No, to get more money. Some properties she's gotten owners to hold out for more have sat for a year or more without getting sold in a neighborhood where homes often don't make it to market before getting sold
I think that's a little bit of an oversimplification of the issue.
I can understand your frustration, I have been there too, as were many of my friends. The bottom line is that it is a free market, and people aren't forced to sell at any price. Yet, as someone once told me "anything is for sale for the right price". People sell for various reasons, if they're sitting for a year or more then they don't really want to sell, but rather want to get the best possible deal, just like the buyers want to get the best possible deal. Since the person you are referring to is working as the seller's agent, it is their moral obligation to get the best possible deal for the seller. Sometimes that will mean a quick sale, and sometimes it will mean a higher selling price, and usually there's some kind of an equilibrium which will tip the scale and make the sale happen.

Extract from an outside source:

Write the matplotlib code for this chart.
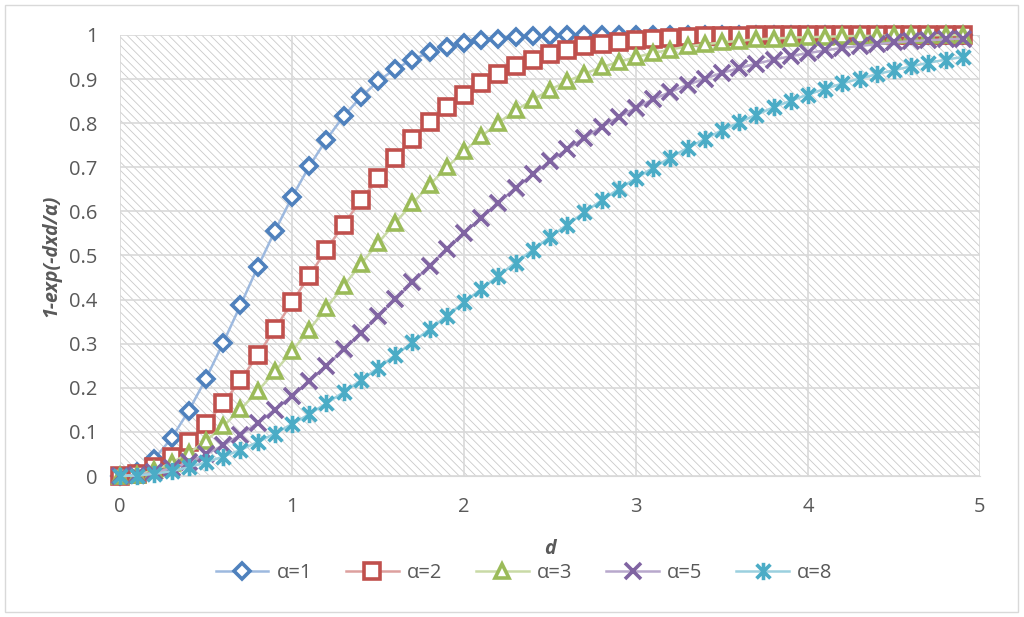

Houses aren't stocks or commodities. Every house is different (at the very least by virtue of the three L's, but usually there's more to it), and the market isn't as active and transparent (with publicly available bid and ask prices).
I was talking earlier this week to friend who bought a house a couple of years ago down the block from me, and is now going through the torture of dealing with renovations. He told me that he told someone who has been wanting to buy a house in Crown Heights for 20 years, that until he makes the mental switch to be willing to overpay, he is not likely to buy a house. I think he is absolutely right. Had I held out for the $16,000 overpayment back in 1997, or due to the higher rate I had to pay on my mortgage and PMI because I put down less than 20%, I might have not owned a home now. I recall several sales on my block, and with many of them I thought the guy overpaid, in retrospect anyone would have loved to purchase those houses for the prices those people "overpaid".
Will the market keep on going up? The cheap money is there, and the relentless demand for houses in good locations in Jewish communities will always be there, due to our lifestyle and family sizes, so the fundamentals to keep on driving prices up are there. Will there be hiccups such as 2008-2010? Probably yes, but when is anyone's guess.
If there was one distortion I would like to see corrected in the local housing sale market, it would be for some legal mechanism to prevent Real-Estate brokers/agents from being able to act as principals and flip houses. The cases where they put their own money in and flip houses is taking advantage of an ignorant seller for a quick profit. I don't know if there's a way to stop that.
And as for the rental market, I would make it illegal to charge the renter a broker's fee, it should be paid by the landlord. The landlord is more likely to pay the right price (and will issue a 1099-MISC, which renters will not) the landlord will build that cost into their entire cost structure (though with current NYC rent control laws, the market isn't a real free market).